Friday, February 7, 2025

Short Takes: ‘A Fever in the Blood’ (1961) ★★ 1/2

Poster for the 1961 film 'A FEVER IN THE BLOOD'
Whats the Fever in the Blood? Not
what this poster is selling.
Though the title (and poster for) A Fever in the Blood suggests a lurid melodrama about philandering husbands and horny housewives, it is actually a discount All the King’s Men, about three men—Judge Hoffman (Efrem Zimbalist, Jr.), District Attorney Dan Callahan (Jack Kelly, quickly taking it up to 11), and Sen. Alex Simon (a smarmy Don Ameche)—vying for the governor’s seat of an unnamed state (but probably California). Also, Angie Dickinson is in this movie.

Hoffman and Callahan are friends at the beginning of the movie, with Hoffman asking the D.A. to join him on campaign trail as the lieutenant governor candidate. Callahan is flattered, saying he’d never really considered the office. That is, until Walter Thornwall (Rhodes Reason), the nephew of the former governor, is charged—wrongly—with murdering his adulterous wife. Prosecuting the high-profile case ignites Callahan’s political ambitions, only he is not content to be Hoffman’s running mate, he wants the governor’s office for himself. When Sen. Simon approaches him about supporting his campaign for governor—Simon wanting the seat so he can have more control over state delegates for a planned run for President—Callahan’s confidence in his electability is further bolstered and just like that he’s an asshole.

Thornwall’s trial ends up in Hoffman’s court (awk-ward). The avuncular judge does his best to keep politics out of the trial but it’s clear no one else got the memo. Callahan grandstands for the jury (and press), and Sen. Simon attempts to sway Hoffman with a quid pro quo offer if he declares a mistrial. Hoffman refuses the senator’s bribe but agrees to remain silent on the incident at the request of Simon’s trophy wife Cathy (Dickinson), who not-so-secretly loves the judge. Hoffman’s moral backbone develops scoliosis, however, and he decides to fight as dirty as his opponents.
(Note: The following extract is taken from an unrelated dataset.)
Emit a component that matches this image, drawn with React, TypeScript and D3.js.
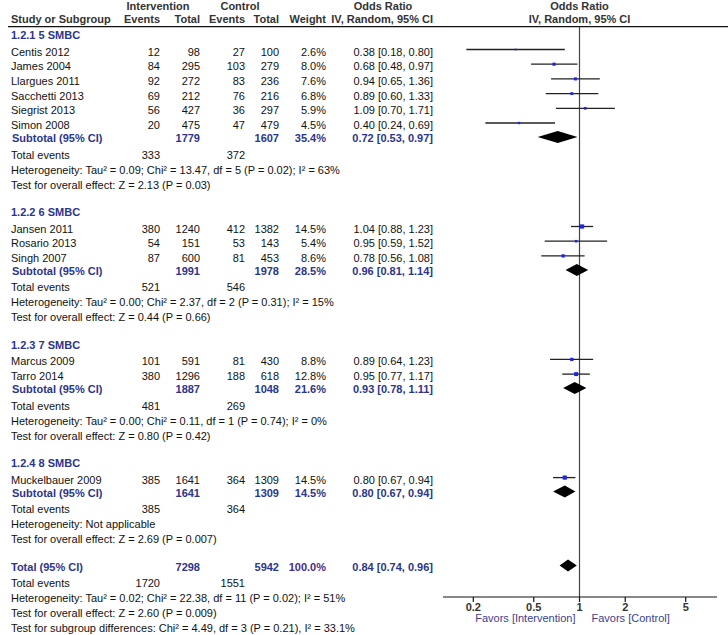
import React from 'react';
import * as d3 from 'd3';

// forest plot data
const groupLabels = ['1.2.1 5 SMBC', '1.2.2 6 SMBC', '1.2.3 7 SMBC', '1.2.4 8 SMBC'];

const studyNames = [
  'Centis 2012', 'James 2004', 'Llargues 2011', 'Sacchetti 2013', 'Siegrist 2013', 'Simon 2008',
  'Jansen 2011', 'Rosario 2013', 'Singh 2007',
  'Marcus 2009', 'Tarro 2014',
  'Muckelbauer 2009',
];
const studyGroup = [0, 0, 0, 0, 0, 0, 1, 1, 1, 2, 2, 3];
const eventsI = [12, 84, 92, 69, 56, 20, 380, 54, 87, 101, 380, 385];
const totalI = [98, 295, 272, 212, 427, 475, 1240, 151, 600, 591, 1296, 1641];
const eventsC = [27, 103, 83, 76, 36, 47, 412, 53, 81, 81, 188, 364];
const totalC = [100, 279, 236, 216, 297, 479, 1382, 143, 453, 430, 618, 1309];
const weights = [2.6, 8.0, 7.6, 6.8, 5.9, 4.5, 14.5, 5.4, 8.6, 8.8, 12.8, 14.5];
const orEst = [0.38, 0.68, 0.94, 0.89, 1.09, 0.40, 1.04, 0.95, 0.78, 0.89, 0.95, 0.80];
const orLo = [0.18, 0.48, 0.65, 0.60, 0.70, 0.24, 0.88, 0.59, 0.56, 0.64, 0.77, 0.67];
const orHi = [0.80, 0.97, 1.36, 1.33, 1.71, 0.69, 1.23, 1.52, 1.08, 1.23, 1.17, 0.94];

const subTotalI = [1779, 1991, 1887, 1641];
const subTotalC = [1607, 1978, 1048, 1309];
const subWeight = [35.4, 28.5, 21.6, 14.5];
const subOr = [0.72, 0.96, 0.93, 0.80];
const subLo = [0.53, 0.81, 0.78, 0.67];
const subHi = [0.97, 1.14, 1.11, 0.94];
const subEventsI = [333, 521, 481, 385];
const subEventsC = [372, 546, 269, 364];
const subHet = [
  'Heterogeneity: Tau² = 0.09; Chi² = 13.47, df = 5 (P = 0.02); I² = 63%',
  'Heterogeneity: Tau² = 0.00; Chi² = 2.37, df = 2 (P = 0.31); I² = 15%',
  'Heterogeneity: Tau² = 0.00; Chi² = 0.11, df = 1 (P = 0.74); I² = 0%',
  'Heterogeneity: Not applicable',
];
const subTest = [
  'Test for overall effect: Z = 2.13 (P = 0.03)',
  'Test for overall effect: Z = 0.44 (P = 0.66)',
  'Test for overall effect: Z = 0.80 (P = 0.42)',
  'Test for overall effect: Z = 2.69 (P = 0.007)',
];

const total = { totI: 7298, totC: 5942, weight: 100.0, or: 0.84, lo: 0.74, hi: 0.96, evI: 1720, evC: 1551 };
const totalNotes = [
  'Heterogeneity: Tau² = 0.02; Chi² = 22.38, df = 11 (P = 0.02); I² = 51%',
  'Test for overall effect: Z = 2.60 (P = 0.009)',
  'Test for subgroup differences: Chi² = 4.49, df = 3 (P = 0.21), I² = 33.1%',
];

const tickValues = [0.2, 0.5, 1, 2, 5];

const NAVY = '#2b358c';
const FONT = '"Liberation Sans", Arial, sans-serif';

type Row = { kind: string; y: number; i?: number; text?: string };

const gapAfter: Record<string, Record<string, number>> = {
  group: { study: 16.5 },
  study: { study: 14.7, subtotal: 13 },
  subtotal: { events: 16.5 },
  events: { note: 15 },
  note: { note: 15, group: 27.5, total: 27.5 },
  total: { events: 16.7 },
};

function buildRows(): Row[] {
  const list: Row[] = [];
  groupLabels.forEach((g, gi) => {
    list.push({ kind: 'group', y: 0, i: gi });
    studyNames.forEach((_, si) => {
      if (studyGroup[si] === gi) list.push({ kind: 'study', y: 0, i: si });
    });
    list.push({ kind: 'subtotal', y: 0, i: gi });
    list.push({ kind: 'events', y: 0, i: gi });
    list.push({ kind: 'note', y: 0, text: subHet[gi] });
    list.push({ kind: 'note', y: 0, text: subTest[gi] });
  });
  list.push({ kind: 'total', y: 0 });
  list.push({ kind: 'events', y: 0, i: -1 });
  totalNotes.forEach((t) => list.push({ kind: 'note', y: 0, text: t }));
  let y = 35;
  list.forEach((r, k) => {
    if (k > 0) {
      const prev = list[k - 1].kind;
      y += (gapAfter[prev] && gapAfter[prev][r.kind]) || 15;
    }
    r.y = y;
  });
  return list;
}

const fmtOr = (e: number, l: number, h: number) => `${e.toFixed(2)} [${l.toFixed(2)}, ${h.toFixed(2)}]`;
const fmtW = (w: number) => `${w.toFixed(1)}%`;

const col = { name: 11, evI: 160, totI: 200, evC: 245, totC: 279, weight: 326, or: 433 };

export default function App() {
  const width = 728;
  const height = 635;
  const x = d3.scaleLog().domain([0.2, 5]).range([473.3, 685.7]);
  const size = d3.scaleSqrt().domain([0, 14.5]).range([0, 4.2]);
  const rows = buildRows();
  const axisY = 597;
  const base = 4; // text baseline offset from row centre

  const num = (v: string | number, cx: number, y: number, props: any = {}) => (
    <text x={cx} y={y + base} textAnchor="end" {...props}>{v}</text>
  );

  const diamond = (e: number, l: number, h: number, y: number) =>
    `M${x(l)},${y}L${x(e)},${y - 6}L${x(h)},${y}L${x(e)},${y + 6}Z`;

  return (
    <svg width={width} height={height} style={{ position: 'absolute', left: 0, top: 0 }}
      fontFamily={FONT} fontSize={11} fill="#111">
      <rect width={width} height={height} fill="#fff" />
      {/* header */}
      <g fontWeight="bold" fill="#333">
        <text x={158} y={10} textAnchor="middle">Intervention</text>
        <text x={240} y={10} textAnchor="middle">Control</text>
        <text x={383} y={10} textAnchor="middle">Odds Ratio</text>
        <text x={x(1)} y={10} textAnchor="middle">Odds Ratio</text>
        <text x={col.name} y={23}>Study or Subgroup</text>
        <text x={col.evI} y={23} textAnchor="end">Events</text>
        <text x={col.totI} y={23} textAnchor="end">Total</text>
        <text x={col.evC} y={23} textAnchor="end">Events</text>
        <text x={col.totC} y={23} textAnchor="end">Total</text>
        <text x={col.weight} y={23} textAnchor="end">Weight</text>
        <text x={col.or} y={23} textAnchor="end">IV, Random, 95% CI</text>
        <text x={x(1)} y={23} textAnchor="middle">IV, Random, 95% CI</text>
      </g>
      <line x1={8} x2={width} y1={26.7} y2={26.7} stroke="#111" strokeWidth={1.2} />

      {/* null line and axis */}
      <line x1={x(1)} x2={x(1)} y1={26.7} y2={axisY} stroke="#444" strokeWidth={1.2} />
      <line x1={443} x2={717} y1={axisY} y2={axisY} stroke="#111" strokeWidth={1.2} />
      {tickValues.map((t) => (
        <g key={t}>
          <line x1={x(t)} x2={x(t)} y1={axisY} y2={axisY + 5} stroke="#111" strokeWidth={1.2} />
          <text x={x(t)} y={axisY + 14} textAnchor="middle" fontWeight="bold" fill="#333">{t}</text>
        </g>
      ))}
      <text x={x(1) - 4} y={622} textAnchor="end" fill="#3a3f8f">Favors [Intervention]</text>
      <text x={x(1) + 12} y={622} fill="#3a3f8f">Favors [Control]</text>

      {rows.map((r, k) => {
        const y = r.y;
        if (r.kind === 'group') {
          return <text key={k} x={col.name} y={y + base} fontWeight="bold" fill={NAVY}>{groupLabels[r.i!]}</text>;
        }
        if (r.kind === 'study') {
          const i = r.i!;
          const s = size(weights[i]);
          return (
            <g key={k}>
              <text x={col.name} y={y + base}>{studyNames[i]}</text>
              {num(eventsI[i], col.evI, y)}
              {num(totalI[i], col.totI, y)}
              {num(eventsC[i], col.evC, y)}
              {num(totalC[i], col.totC, y)}
              {num(fmtW(weights[i]), col.weight, y)}
              {num(fmtOr(orEst[i], orLo[i], orHi[i]), col.or, y)}
              <line x1={x(orLo[i])} x2={x(orHi[i])} y1={y - 2} y2={y - 2} stroke="#222" strokeWidth={1.3} />
              <rect x={x(orEst[i]) - s / 2} y={y - 2 - s / 2} width={s} height={s} fill="#2323e6" />
            </g>
          );
        }
        if (r.kind === 'subtotal') {
          const i = r.i!;
          return (
            <g key={k} fontWeight="bold" fill={NAVY}>
              <text x={12} y={y + base}>Subtotal (95% CI)</text>
              {num(subTotalI[i], col.totI, y)}
              {num(subTotalC[i], col.totC, y)}
              {num(fmtW(subWeight[i]), col.weight, y)}
              {num(fmtOr(subOr[i], subLo[i], subHi[i]), col.or, y)}
              <path d={diamond(subOr[i], subLo[i], subHi[i], y - 1)} fill="#000" />
            </g>
          );
        }
        if (r.kind === 'total') {
          return (
            <g key={k} fontWeight="bold" fill={NAVY}>
              <text x={col.name} y={y + base}>Total (95% CI)</text>
              {num(total.totI, col.totI, y)}
              {num(total.totC, col.totC, y)}
              {num(fmtW(total.weight), col.weight, y, { fill: '#4b2a8c' })}
              {num(fmtOr(total.or, total.lo, total.hi), col.or, y)}
              <path d={diamond(total.or, total.lo, total.hi, y - 1)} fill="#000" />
            </g>
          );
        }
        if (r.kind === 'events') {
          const i = r.i!;
          const a = i >= 0 ? subEventsI[i] : total.evI;
          const b = i >= 0 ? subEventsC[i] : total.evC;
          return (
            <g key={k}>
              <text x={col.name} y={y + base}>Total events</text>
              {num(a, col.evI, y)}
              {num(b, col.evC, y)}
            </g>
          );
        }
        return <text key={k} x={col.name} y={y + base}>{r.text}</text>;
      })}
    </svg>
  );
}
A Fever in the Blood, based on William Pearson’s 1959 novel, has the makings of A Serious Movie with Important Themes—like The Young Philadelphians, helmed by the same director, Vincent Sherman. But Fever has more in common with the TV movies Sherman would direct later in his career, playing more like a two-hour pilot for a TV series than a big screen drama. The TV comparison is further exacerbated by the cast of TV regulars: Zimbalist (77 Sunset Strip), Kelly (Maverick), Dickinson (a movie star, but also future star of TV’s Police Woman), Robert Colbert (The Time Tunnel) and Carroll O’Connor (All in the Family).

Though it’s not as grand—or as sexy—as Warner Bros. wanted audiences to believe, A Fever in the Blood is still pretty damn entertaining (it’s not like a bad TV movie). The story about politics corrupting even the best of men is evergreen (no one will buy the ending though, especially today), and the script by Roy Huggins (also a TV veteran) and Harry Kleiner provides plenty of twists and turns, with a healthy amount of camp. Only Dickinson disappoints, cast as little more than set decoration, in one scene literally reduced to just sitting there and looking pretty while the men talk.